Lackluster descriptions of your job duties and accomplishments won’t do you any favors. Make sure you’re using strong action words, such as “achieved,” “designed,” “improved” and “established,” to describe your roles and projects. This will make you sound confident while sharing vital information. But be cautious about depending on action verbs; make sure to include details about how you improved a process or achieved a goal.
Many hiring managers today screen candidates on social networks. Seasoned applicants with a professional social presence would do well to include URLs for their LinkedIn profile, Twitter account and blog, if applicable. However, the social media accounts listed in your resume should be filled with professional posts pertaining to your industry. This can showcase a strong network within the field and are up to speed with modern-day marketing and communications practices. This also shows the hiring manager that you keep up with what’s happening in the industry and that you care about learning more. Your social profiles can be a powerful recruitment tool to supplement your experience and position as an expert in your field, but only if they are leveraged correctly.

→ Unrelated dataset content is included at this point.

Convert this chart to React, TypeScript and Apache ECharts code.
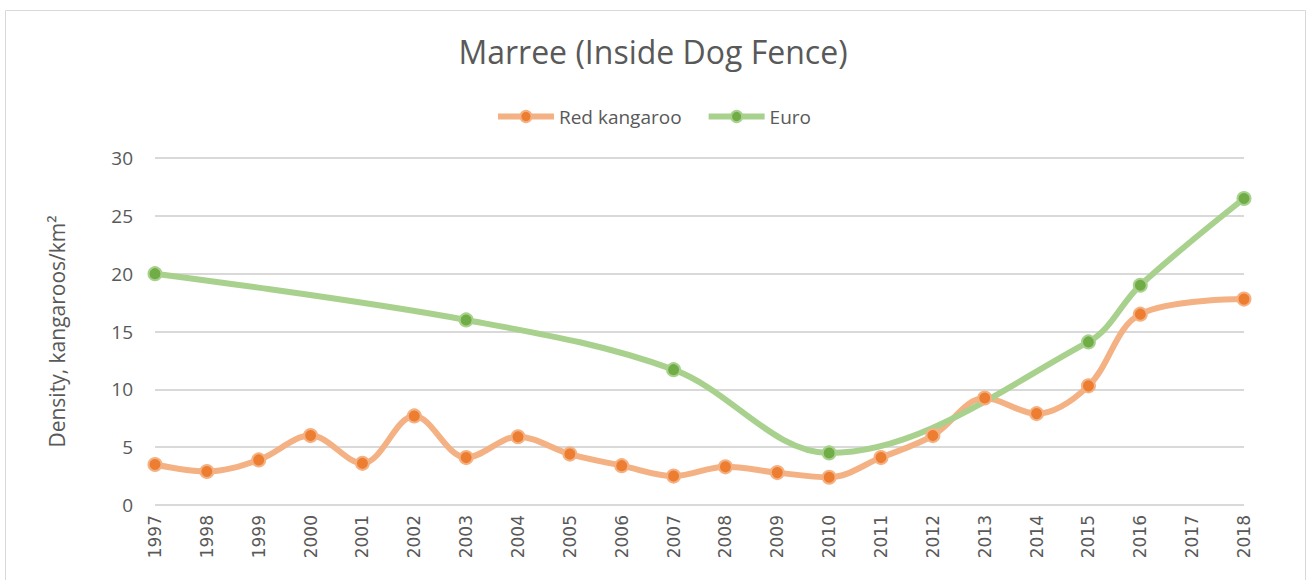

Triple-check your own work, and then have someone else look over your resume to ensure it’s 100% clean. There is no room for sloppiness on a resume, so key areas such as spelling, grammar and punctuation are important. A hiring manager will likely automatically dismiss your application if they spot a typo or grammatical error. Studies noted that another reason for candidates not moving within the hiring process is often due to submitting applications addressed to the wrong employer or outlining experience that’s irrelevant to the role.